**RECORDED DATA**
☆ ☆ ☆ ☆ ☆ ☆ ☆

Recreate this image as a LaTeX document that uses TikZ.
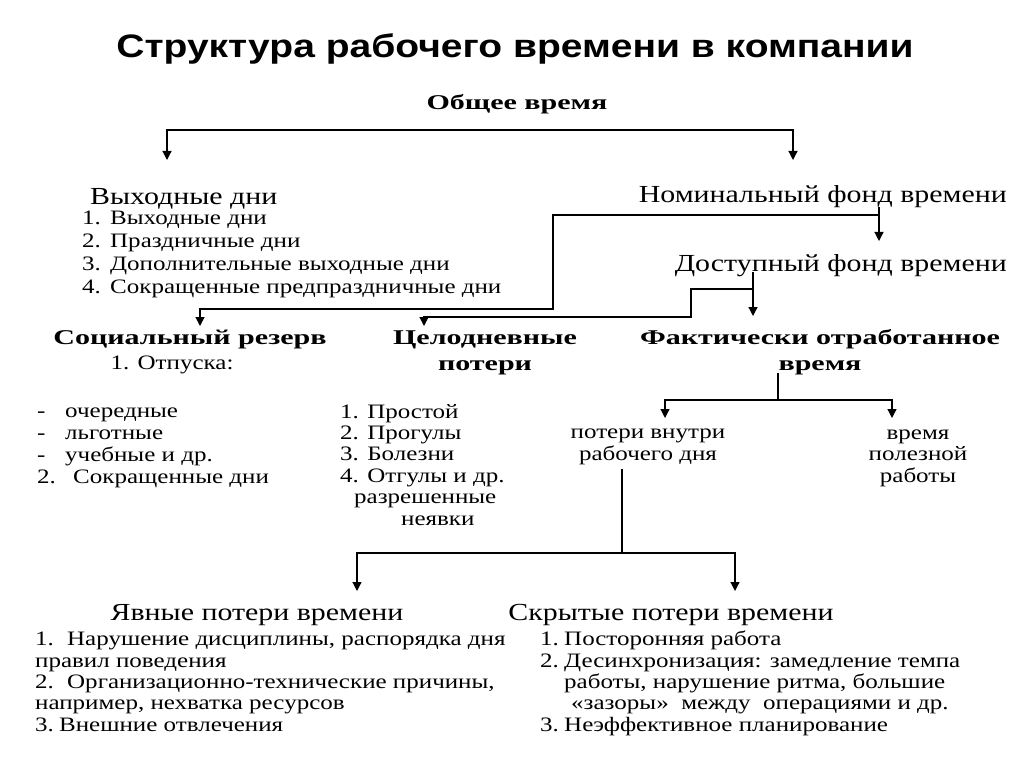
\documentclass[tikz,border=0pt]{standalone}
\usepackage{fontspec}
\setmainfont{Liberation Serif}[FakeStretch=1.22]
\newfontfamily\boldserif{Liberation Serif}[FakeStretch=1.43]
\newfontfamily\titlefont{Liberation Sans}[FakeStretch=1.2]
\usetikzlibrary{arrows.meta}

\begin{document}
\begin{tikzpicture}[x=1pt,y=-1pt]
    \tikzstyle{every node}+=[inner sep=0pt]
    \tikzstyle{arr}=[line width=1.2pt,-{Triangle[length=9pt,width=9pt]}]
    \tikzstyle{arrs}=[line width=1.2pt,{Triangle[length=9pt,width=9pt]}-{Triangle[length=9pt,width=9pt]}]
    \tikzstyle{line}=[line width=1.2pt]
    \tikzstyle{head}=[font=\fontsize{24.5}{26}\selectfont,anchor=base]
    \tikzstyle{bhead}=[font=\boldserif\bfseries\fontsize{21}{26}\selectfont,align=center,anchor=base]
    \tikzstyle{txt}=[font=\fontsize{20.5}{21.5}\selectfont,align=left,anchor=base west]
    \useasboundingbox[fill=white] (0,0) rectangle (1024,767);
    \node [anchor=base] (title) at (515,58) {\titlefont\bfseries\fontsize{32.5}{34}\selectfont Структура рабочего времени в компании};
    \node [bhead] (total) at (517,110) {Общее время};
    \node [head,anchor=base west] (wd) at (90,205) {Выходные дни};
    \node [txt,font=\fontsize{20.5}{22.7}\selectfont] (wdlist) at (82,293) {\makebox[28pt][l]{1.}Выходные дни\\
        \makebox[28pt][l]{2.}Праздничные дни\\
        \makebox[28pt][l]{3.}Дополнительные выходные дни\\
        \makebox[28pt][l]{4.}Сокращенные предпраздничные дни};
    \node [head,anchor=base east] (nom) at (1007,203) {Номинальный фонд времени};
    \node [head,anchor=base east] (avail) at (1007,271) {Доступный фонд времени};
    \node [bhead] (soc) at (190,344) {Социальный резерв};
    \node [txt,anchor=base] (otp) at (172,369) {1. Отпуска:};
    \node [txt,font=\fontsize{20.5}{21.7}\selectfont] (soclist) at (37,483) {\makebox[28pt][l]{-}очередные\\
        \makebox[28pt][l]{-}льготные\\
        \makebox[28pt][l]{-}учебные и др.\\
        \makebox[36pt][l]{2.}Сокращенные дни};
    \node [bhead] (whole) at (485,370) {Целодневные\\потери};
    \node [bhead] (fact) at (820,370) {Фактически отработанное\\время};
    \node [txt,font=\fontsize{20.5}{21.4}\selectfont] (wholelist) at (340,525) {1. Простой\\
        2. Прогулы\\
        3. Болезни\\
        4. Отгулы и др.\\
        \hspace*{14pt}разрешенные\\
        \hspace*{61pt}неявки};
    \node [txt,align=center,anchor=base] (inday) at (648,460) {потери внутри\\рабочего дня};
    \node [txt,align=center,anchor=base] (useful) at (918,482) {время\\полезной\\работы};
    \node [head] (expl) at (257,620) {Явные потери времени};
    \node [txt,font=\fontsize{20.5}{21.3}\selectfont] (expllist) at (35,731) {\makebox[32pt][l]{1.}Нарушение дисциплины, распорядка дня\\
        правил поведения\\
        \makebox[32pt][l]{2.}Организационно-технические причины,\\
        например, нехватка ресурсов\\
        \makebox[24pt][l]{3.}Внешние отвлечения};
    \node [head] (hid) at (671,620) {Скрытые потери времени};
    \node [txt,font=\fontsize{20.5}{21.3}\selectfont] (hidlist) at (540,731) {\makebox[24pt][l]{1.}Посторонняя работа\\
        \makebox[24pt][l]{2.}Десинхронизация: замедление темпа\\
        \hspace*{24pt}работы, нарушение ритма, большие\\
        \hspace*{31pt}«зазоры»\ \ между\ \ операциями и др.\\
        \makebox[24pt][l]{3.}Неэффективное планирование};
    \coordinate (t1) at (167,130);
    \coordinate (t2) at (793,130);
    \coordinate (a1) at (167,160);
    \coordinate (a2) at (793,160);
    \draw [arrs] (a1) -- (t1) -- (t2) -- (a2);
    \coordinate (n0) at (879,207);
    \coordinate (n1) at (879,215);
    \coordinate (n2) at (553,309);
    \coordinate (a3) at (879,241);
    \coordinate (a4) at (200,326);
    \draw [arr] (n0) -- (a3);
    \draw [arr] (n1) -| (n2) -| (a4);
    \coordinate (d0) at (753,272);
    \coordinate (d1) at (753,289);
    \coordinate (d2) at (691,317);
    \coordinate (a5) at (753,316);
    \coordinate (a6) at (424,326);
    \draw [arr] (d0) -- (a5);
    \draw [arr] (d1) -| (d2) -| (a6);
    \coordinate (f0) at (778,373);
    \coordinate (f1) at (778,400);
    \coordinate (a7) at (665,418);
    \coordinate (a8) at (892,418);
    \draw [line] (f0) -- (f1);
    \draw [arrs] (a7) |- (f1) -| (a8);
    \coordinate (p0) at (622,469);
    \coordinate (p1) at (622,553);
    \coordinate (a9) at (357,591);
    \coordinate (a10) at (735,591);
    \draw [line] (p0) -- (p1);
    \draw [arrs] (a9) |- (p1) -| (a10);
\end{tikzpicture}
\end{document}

☆ ☆ ☆ ☆ ☆ ☆ ☆

Your task is an exact transcription of all the data, minus the pictures.

Recreate this image as a LaTeX document that uses TikZ.
\documentclass[tikz,border=0pt]{standalone}
\usepackage{fontspec}
\setmainfont{Liberation Serif}[FakeStretch=1.22]
\newfontfamily\boldserif{Liberation Serif}[FakeStretch=1.43]
\newfontfamily\titlefont{Liberation Sans}[FakeStretch=1.2]
\usetikzlibrary{arrows.meta}

\begin{document}
\begin{tikzpicture}[x=1pt,y=-1pt]
    \tikzstyle{every node}+=[inner sep=0pt]
    \tikzstyle{arr}=[line width=1.2pt,-{Triangle[length=9pt,width=9pt]}]
    \tikzstyle{arrs}=[line width=1.2pt,{Triangle[length=9pt,width=9pt]}-{Triangle[length=9pt,width=9pt]}]
    \tikzstyle{line}=[line width=1.2pt]
    \tikzstyle{head}=[font=\fontsize{24.5}{26}\selectfont,anchor=base]
    \tikzstyle{bhead}=[font=\boldserif\bfseries\fontsize{21}{26}\selectfont,align=center,anchor=base]
    \tikzstyle{txt}=[font=\fontsize{20.5}{21.5}\selectfont,align=left,anchor=base west]
    \useasboundingbox[fill=white] (0,0) rectangle (1024,767);
    \node [anchor=base] (title) at (515,58) {\titlefont\bfseries\fontsize{32.5}{34}\selectfont Структура рабочего времени в компании};
    \node [bhead] (total) at (517,110) {Общее время};
    \node [head,anchor=base west] (wd) at (90,205) {Выходные дни};
    \node [txt,font=\fontsize{20.5}{22.7}\selectfont] (wdlist) at (82,293) {\makebox[28pt][l]{1.}Выходные дни\\
        \makebox[28pt][l]{2.}Праздничные дни\\
        \makebox[28pt][l]{3.}Дополнительные выходные дни\\
        \makebox[28pt][l]{4.}Сокращенные предпраздничные дни};
    \node [head,anchor=base east] (nom) at (1007,203) {Номинальный фонд времени};
    \node [head,anchor=base east] (avail) at (1007,271) {Доступный фонд времени};
    \node [bhead] (soc) at (190,344) {Социальный резерв};
    \node [txt,anchor=base] (otp) at (172,369) {1. Отпуска:};
    \node [txt,font=\fontsize{20.5}{21.7}\selectfont] (soclist) at (37,483) {\makebox[28pt][l]{-}очередные\\
        \makebox[28pt][l]{-}льготные\\
        \makebox[28pt][l]{-}учебные и др.\\
        \makebox[36pt][l]{2.}Сокращенные дни};
    \node [bhead] (whole) at (485,370) {Целодневные\\потери};
    \node [bhead] (fact) at (820,370) {Фактически отработанное\\время};
    \node [txt,font=\fontsize{20.5}{21.4}\selectfont] (wholelist) at (340,525) {1. Простой\\
        2. Прогулы\\
        3. Болезни\\
        4. Отгулы и др.\\
        \hspace*{14pt}разрешенные\\
        \hspace*{61pt}неявки};
    \node [txt,align=center,anchor=base] (inday) at (648,460) {потери внутри\\рабочего дня};
    \node [txt,align=center,anchor=base] (useful) at (918,482) {время\\полезной\\работы};
    \node [head] (expl) at (257,620) {Явные потери времени};
    \node [txt,font=\fontsize{20.5}{21.3}\selectfont] (expllist) at (35,731) {\makebox[32pt][l]{1.}Нарушение дисциплины, распорядка дня\\
        правил поведения\\
        \makebox[32pt][l]{2.}Организационно-технические причины,\\
        например, нехватка ресурсов\\
        \makebox[24pt][l]{3.}Внешние отвлечения};
    \node [head] (hid) at (671,620) {Скрытые потери времени};
    \node [txt,font=\fontsize{20.5}{21.3}\selectfont] (hidlist) at (540,731) {\makebox[24pt][l]{1.}Посторонняя работа\\
        \makebox[24pt][l]{2.}Десинхронизация: замедление темпа\\
        \hspace*{24pt}работы, нарушение ритма, большие\\
        \hspace*{31pt}«зазоры»\ \ между\ \ операциями и др.\\
        \makebox[24pt][l]{3.}Неэффективное планирование};
    \coordinate (t1) at (167,130);
    \coordinate (t2) at (793,130);
    \coordinate (a1) at (167,160);
    \coordinate (a2) at (793,160);
    \draw [arrs] (a1) -- (t1) -- (t2) -- (a2);
    \coordinate (n0) at (879,207);
    \coordinate (n1) at (879,215);
    \coordinate (n2) at (553,309);
    \coordinate (a3) at (879,241);
    \coordinate (a4) at (200,326);
    \draw [arr] (n0) -- (a3);
    \draw [arr] (n1) -| (n2) -| (a4);
    \coordinate (d0) at (753,272);
    \coordinate (d1) at (753,289);
    \coordinate (d2) at (691,317);
    \coordinate (a5) at (753,316);
    \coordinate (a6) at (424,326);
    \draw [arr] (d0) -- (a5);
    \draw [arr] (d1) -| (d2) -| (a6);
    \coordinate (f0) at (778,373);
    \coordinate (f1) at (778,400);
    \coordinate (a7) at (665,418);
    \coordinate (a8) at (892,418);
    \draw [line] (f0) -- (f1);
    \draw [arrs] (a7) |- (f1) -| (a8);
    \coordinate (p0) at (622,469);
    \coordinate (p1) at (622,553);
    \coordinate (a9) at (357,591);
    \coordinate (a10) at (735,591);
    \draw [line] (p0) -- (p1);
    \draw [arrs] (a9) |- (p1) -| (a10);
\end{tikzpicture}
\end{document}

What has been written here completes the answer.